= Peter Eldin =

British author and magician

Peter Eldin (born 1939) is a British author and magician. He has written almost two hundred books; most of them are non-fiction for young people. According to WorldCat there are "132 works in 188 publications in 12 languages and 8,912 library holdings." He writes mainly on factual material, fun (puzzles, quizzes, jokes, and games) and magic for children, and has also edited magic magazines The Magic Circular and Abracadabra, and written scripts for TV shows including The Weakest Link.

==Books for children==
He is best known for the series of humorous instructional books for children such as The Trickster's Handbook (1976), The Secret Agent's Handbook (1977) and The Whizzkid's Handbook (1979), full of tricks, games, puzzles, and advice, with illustrations by Roger Smith. The following gives a brief flavour of these works: "tell your friends you can kiss a book 'inside and outside' without opening it - then prove it by kissing the book while standing outdoors ... and then indoors. Something semiserious? Baffle your buddies with vanishing water or instant indoor rainbows." The series was adapted for television in 1980 as The Whizzkids Guide starring Kenneth Williams, Rita Webb and Arthur Mullard as overgrown schoolchildren. Williams said "the script is full of corny gags which actually make me laugh".

School Library Journal called The Magic Handbook "an excellent standard source for magical tricks and advice for most children's library collections for many years to come." His book Magic (1998) has also received praise as an informative history of magic.
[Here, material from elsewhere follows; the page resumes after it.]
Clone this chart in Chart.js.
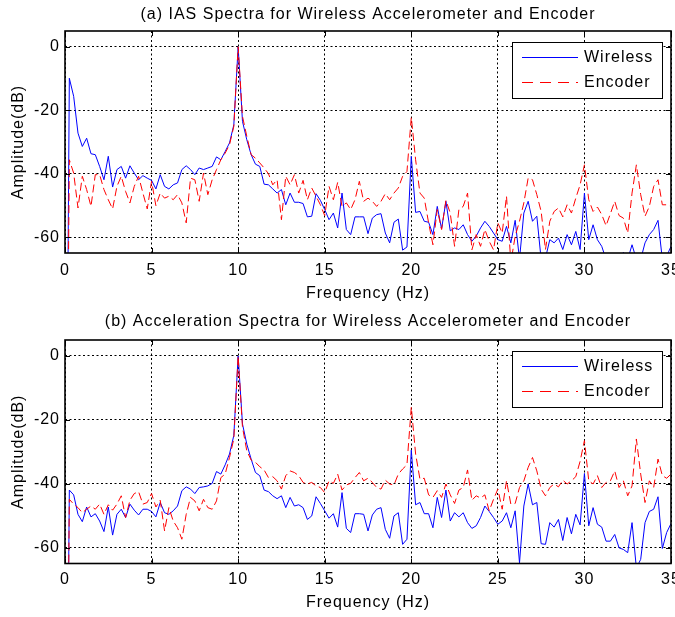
<!DOCTYPE html>
<html>
<head>
<meta charset="utf-8">
<title>IAS and acceleration spectra</title>
<script src="https://cdn.jsdelivr.net/npm/chart.js@4.4.1/dist/chart.umd.min.js"></script>
<style>
  html, body { margin: 0; padding: 0; background: #fff; }
  #wrap { position: relative; width: 675px; height: 617px; overflow: hidden; }
  canvas { position: absolute; left: 0; }
  #iasChart { top: 0; }
  #accChart { top: 310px; }
</style>
</head>
<body>
<div id="wrap">
  <canvas id="iasChart" width="675" height="310"></canvas>
  <canvas id="accChart" width="675" height="307"></canvas>
</div>
<script>
// spectrum bins: one every 0.25 Hz, 0..35 Hz (10 values per row = 2.5 Hz)
const FREQ_STEP = 0.25;
const xTicks = [0, 5, 10, 15, 20, 25, 30, 35];
const yTicks = [-60, -40, -20, 0];
const Y_MIN = -65;
const Y_MAX = 5;

// (a) IAS spectra, dB
const iasWireless = [
  -200, -9.9, -15.6, -27.2, -31.4, -28.8, -33.7, -34.0, -37.7, -41.9,
  -34.5, -44.2, -38.7, -37.7, -41.4, -37.5, -39.8, -41.9, -40.6, -41.4,
  -42.1, -44.8, -40.3, -44.0, -44.8, -43.5, -42.9, -38.7, -37.5, -38.7,
  -40.3, -38.2, -38.7, -38.2, -37.7, -34.7, -35.6, -33.0, -30.3, -24.6,
  0, -23.5, -29.3, -34.0, -37.0, -37.7, -43.3, -43.5, -44.8, -46.1,
  -45.0, -49.8, -46.1, -49.0, -49.0, -49.4, -53.6, -53.4, -46.3, -48.4,
  -51.3, -54.5, -52.4, -57.1, -46.1, -57.6, -59.2, -53.6, -53.6, -53.6,
  -58.9, -54.0, -52.9, -52.6, -58.7, -61.8, -55.3, -54.3, -64.1, -63.1,
  -34.5, -52.2, -51.9, -55.0, -55.3, -59.2, -50.3, -57.4, -48.7, -58.0,
  -57.1, -57.6, -56.1, -59.2, -61.3, -59.7, -57.1, -55.0, -56.6, -58.7,
  -60.8, -61.3, -56.6, -61.8, -54.7, -67, -52.4, -48.7, -55.0, -53.4,
  -67, -66.6, -60.8, -61.8, -60.3, -63.9, -59.2, -62.4, -58.2, -63.9,
  -46.1, -60.8, -56.1, -60.8, -62.9, -67, -67, -68, -67, -64.8,
  -67, -62.4, -67, -67, -61.8, -59.2, -57.6, -54.7, -67, -66,
  -62.9
];
const iasEncoder = [
  -200, -35.6, -39.8, -50.8, -40.8, -45.0, -50.3, -40.3, -40.3, -45.0,
  -48.2, -51.1, -44.0, -40.8, -45.6, -49.2, -44.0, -40.8, -46.1, -51.1,
  -42.4, -50.1, -46.1, -47.7, -47.1, -48.2, -46.6, -49.2, -55.5, -41.4,
  -41.9, -48.7, -39.8, -46.6, -41.9, -38.7, -35.6, -33.5, -30.9, -25.1,
  0, -21.9, -28.2, -34.0, -35.1, -36.6, -38.2, -40.0, -43.5, -41.9,
  -54.5, -40.8, -43.5, -40.3, -46.1, -42.1, -48.2, -44.5, -47.1, -49.8,
  -53.2, -44.0, -48.2, -42.7, -50.3, -49.2, -51.3, -48.2, -42.4, -48.7,
  -47.7, -48.7, -50.3, -48.7, -46.3, -48.2, -46.1, -44.5, -40.8, -39.3,
  -22.2, -35.6, -46.1, -47.7, -55.5, -62.4, -51.3, -57.6, -48.4, -52.4,
  -62.9, -51.3, -50.3, -46.1, -64.0, -59.2, -62.9, -57.6, -61.3, -64.0,
  -55.5, -58.7, -47.1, -68, -59.7, -55.0, -49.2, -41.4, -41.9, -46.6,
  -51.9, -63.9, -55.0, -51.9, -50.8, -53.6, -49.8, -52.4, -47.7, -43.5,
  -37.2, -48.2, -51.9, -50.5, -52.9, -56.4, -52.6, -48.7, -53.2, -54.0,
  -58.7, -46.1, -37.2, -46.6, -53.4, -50.3, -44.0, -41.9, -49.8, -49.8,
  -50.3
];

// (b) acceleration spectra, dB
const accWireless = [
  -200, -42.0, -43.5, -49.6, -51.9, -47.3, -50.4, -49.4, -51.7, -55.0,
  -47.3, -56.1, -49.6, -48.0, -50.6, -46.4, -48.3, -49.8, -48.0, -48.0,
  -48.7, -50.4, -45.9, -49.1, -49.6, -48.5, -47.0, -42.2, -41.0, -41.7,
  -43.1, -41.2, -41.0, -40.7, -39.9, -36.2, -37.0, -34.1, -30.7, -24.9,
  0, -21.3, -27.6, -32.3, -36.5, -37.5, -42.0, -42.5, -43.8, -44.7,
  -43.8, -47.5, -44.3, -47.0, -46.6, -47.5, -51.2, -50.1, -44.1, -46.2,
  -48.5, -50.8, -49.4, -53.6, -42.8, -54.0, -55.3, -49.4, -49.4, -49.6,
  -54.8, -49.8, -48.0, -47.5, -54.3, -57.1, -50.1, -49.1, -59.0, -57.4,
  -29.5, -46.6, -45.9, -49.4, -49.4, -53.8, -44.3, -50.6, -42.0, -51.7,
  -49.1, -50.4, -49.1, -52.2, -54.0, -53.2, -50.6, -47.0, -48.7, -50.6,
  -52.7, -51.7, -49.1, -53.8, -48.5, -64.8, -47.0, -40.1, -46.6, -45.9,
  -58.8, -59.0, -52.2, -53.6, -51.2, -57.8, -50.6, -55.7, -49.6, -52.9,
  -36.8, -53.2, -47.5, -52.7, -53.6, -58.0, -58.0, -55.9, -60.1, -60.6,
  -61.6, -52.2, -66.4, -63.7, -52.2, -48.7, -48.0, -44.1, -60.3, -55.3,
  -52.5
];
const accEncoder = [
  -200, -44.9, -46.4, -47.5, -49.1, -48.0, -47.0, -48.0, -46.4, -49.6,
  -46.6, -48.3, -46.4, -43.8, -50.6, -45.2, -43.1, -42.5, -46.4, -45.9,
  -43.1, -47.3, -45.2, -54.8, -47.5, -51.7, -53.8, -57.4, -49.6, -44.3,
  -45.4, -48.5, -44.9, -47.5, -48.0, -45.4, -38.1, -37.0, -31.8, -26.0,
  0, -22.3, -29.7, -32.6, -33.3, -34.7, -35.7, -38.1, -37.8, -39.1,
  -41.7, -37.5, -36.0, -36.5, -37.5, -39.6, -40.1, -39.6, -40.7, -41.2,
  -42.8, -39.1, -39.9, -37.0, -42.0, -40.4, -39.9, -38.1, -36.5, -39.1,
  -38.3, -39.6, -41.2, -41.7, -38.9, -40.1, -40.4, -37.0, -35.4, -34.1,
  -16.0, -30.7, -38.6, -38.3, -43.5, -44.3, -42.2, -44.3, -40.1, -43.5,
  -46.2, -42.0, -41.2, -35.7, -45.2, -43.8, -44.5, -43.5, -48.5, -44.9,
  -41.7, -48.0, -39.1, -46.4, -46.2, -41.2, -39.1, -34.9, -31.8, -36.0,
  -41.7, -43.8, -41.2, -40.1, -41.0, -38.9, -40.1, -39.1, -37.8, -33.0,
  -26.5, -39.1, -40.1, -37.5, -41.2, -39.6, -39.1, -36.0, -41.2, -39.1,
  -43.8, -40.7, -26.0, -37.0, -45.9, -39.1, -41.2, -32.3, -37.5, -38.3,
  -37.0
];

const FONT = { family: "'Liberation Sans', Arial, Helvetica, sans-serif", size: 16, weight: "normal" };

function toPoints(values) {
  return values.map((v, i) => ({ x: i * FREQ_STEP, y: v }));
}

// slightly wider text, like the old figure export
const spacingPlugin = {
  id: "spacing",
  beforeUpdate(chart) { chart.ctx.letterSpacing = "1px"; },
  beforeDraw(chart) { chart.ctx.letterSpacing = "1px"; }
};

// axes box with short inward tick marks on all four sides
const boxPlugin = {
  id: "axesBox",
  afterDatasetsDraw(chart) {
    const { ctx, chartArea: a, scales } = chart;
    ctx.save();
    ctx.strokeStyle = "#000";
    ctx.setLineDash([]);
    ctx.lineWidth = 1;
    ctx.beginPath();
    xTicks.forEach(v => {
      const px = Math.round(scales.x.getPixelForValue(v)) + 0.5;
      ctx.moveTo(px, a.bottom); ctx.lineTo(px, a.bottom - 5);
      ctx.moveTo(px, a.top); ctx.lineTo(px, a.top + 5);
    });
    yTicks.forEach(v => {
      const py = Math.round(scales.y.getPixelForValue(v)) + 0.5;
      ctx.moveTo(a.left, py); ctx.lineTo(a.left + 5, py);
      ctx.moveTo(a.right, py); ctx.lineTo(a.right - 5, py);
    });
    ctx.stroke();
    ctx.lineWidth = 1.6;
    ctx.strokeRect(a.left, a.top, a.right - a.left, a.bottom - a.top);
    ctx.restore();
  }
};

// boxed legend in the upper right corner of the axes
const legendPlugin = {
  id: "boxLegend",
  afterDatasetsDraw(chart) {
    const { ctx, chartArea: a } = chart;
    const w = 150, h = 56;
    const left = Math.round(a.right) - 159;
    const top = Math.round(a.top) + 11;
    ctx.save();
    ctx.fillStyle = "#fff";
    ctx.fillRect(left, top, w, h);
    ctx.strokeStyle = "#000";
    ctx.lineWidth = 1;
    ctx.setLineDash([]);
    ctx.strokeRect(left + 0.5, top + 0.5, w, h);
    ctx.font = `${FONT.size}px ${FONT.family}`;
    ctx.textBaseline = "middle";
    ctx.textAlign = "left";
    chart.data.datasets.forEach((ds, i) => {
      const y = top + 15 + i * 25;
      ctx.strokeStyle = ds.borderColor;
      ctx.lineWidth = 1.2;
      ctx.setLineDash(ds.legendDash || []);
      ctx.beginPath();
      ctx.moveTo(left + 10, y + 0.5);
      ctx.lineTo(left + 66, y + 0.5);
      ctx.stroke();
      ctx.fillStyle = "#000";
      ctx.fillText(ds.label, left + 72, y + 1);
    });
    ctx.restore();
  }
};

function makeChart(canvasId, titleText, wireless, encoder, lay) {
  const gridStyle = { color: "#000", lineWidth: 1, drawTicks: false };
  const dotted = { display: false, dash: [2, 2.5] };

  return new Chart(document.getElementById(canvasId), {
    type: "line",
    data: {
      datasets: [
        {
          label: "Wireless",
          data: toPoints(wireless),
          borderColor: "#0000ff",
          borderWidth: 1,
          pointRadius: 0,
          tension: 0,
          order: 2
        },
        {
          label: "Encoder",
          data: toPoints(encoder),
          borderColor: "#ff0000",
          borderWidth: 1,
          borderDash: [8, 4],
          legendDash: [11, 7],
          pointRadius: 0,
          tension: 0,
          order: 1
        }
      ]
    },
    options: {
      responsive: false,
      animation: false,
      devicePixelRatio: 1,
      layout: { padding: { left: 0, right: 4, top: 0, bottom: 0 } },
      plugins: {
        legend: { display: false },
        tooltip: { enabled: false },
        title: {
          display: true,
          text: titleText,
          fullSize: false,
          color: "#000",
          font: FONT,
          padding: { top: lay.titleTop, bottom: lay.titleBottom }
        }
      },
      scales: {
        x: {
          type: "linear",
          min: 0,
          max: 35,
          afterBuildTicks: ax => { ax.ticks = xTicks.map(v => ({ value: v })); },
          afterFit: ax => { ax.height = lay.xHeight; ax.paddingLeft = 0; ax.paddingRight = 0; },
          grid: gridStyle,
          border: dotted,
          ticks: { color: "#000", font: FONT, padding: lay.tickPad, maxRotation: 0, autoSkip: false },
          title: { display: true, text: "Frequency (Hz)", color: "#000", font: FONT, padding: { top: 0, bottom: lay.xTitlePad } }
        },
        y: {
          min: Y_MIN,
          max: Y_MAX,
          afterBuildTicks: ax => { ax.ticks = yTicks.map(v => ({ value: v })); },
          afterFit: ax => { ax.width = 65; ax.paddingTop = 0; ax.paddingBottom = 0; },
          grid: gridStyle,
          border: dotted,
          ticks: { color: "#000", font: FONT, padding: 5 },
          title: { display: true, text: "Amplitude(dB)", color: "#000", font: FONT, padding: { top: 8.5, bottom: 0 } }
        }
      }
    },
    plugins: [spacingPlugin, boxPlugin, legendPlugin]
  });
}

makeChart("iasChart", "(a) IAS Spectra for Wireless Accelerometer and Encoder",
  iasWireless, iasEncoder,
  { titleTop: 4.5, titleBottom: 7.3, xHeight: 57, tickPad: 8, xTitlePad: 7 });

makeChart("accChart", "(b) Acceleration Spectra for Wireless Accelerometer and Encoder",
  accWireless, accEncoder,
  { titleTop: 2, titleBottom: 8.8, xHeight: 53.5, tickPad: 6, xTitlePad: 4.4 });
</script>
</body>
</html>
The Spookster's Handbook (CIP Sterling, 1989) is "an entertaining little gem that's chock-full of zany ideas for Halloween", including haunted house ideas, optical illusions, tricks, and riddles, aimed at kids, parents, teachers, and group leaders.

==Magic==
In addition to writing several books on magic (illusionism), he is also an honorary member of the magicians' organisation the Magic Circle. He was involved in curating the Magic Circle's museum in the 1970s and edited the Circle's magazine The Magic Circular from 1990 to 1998.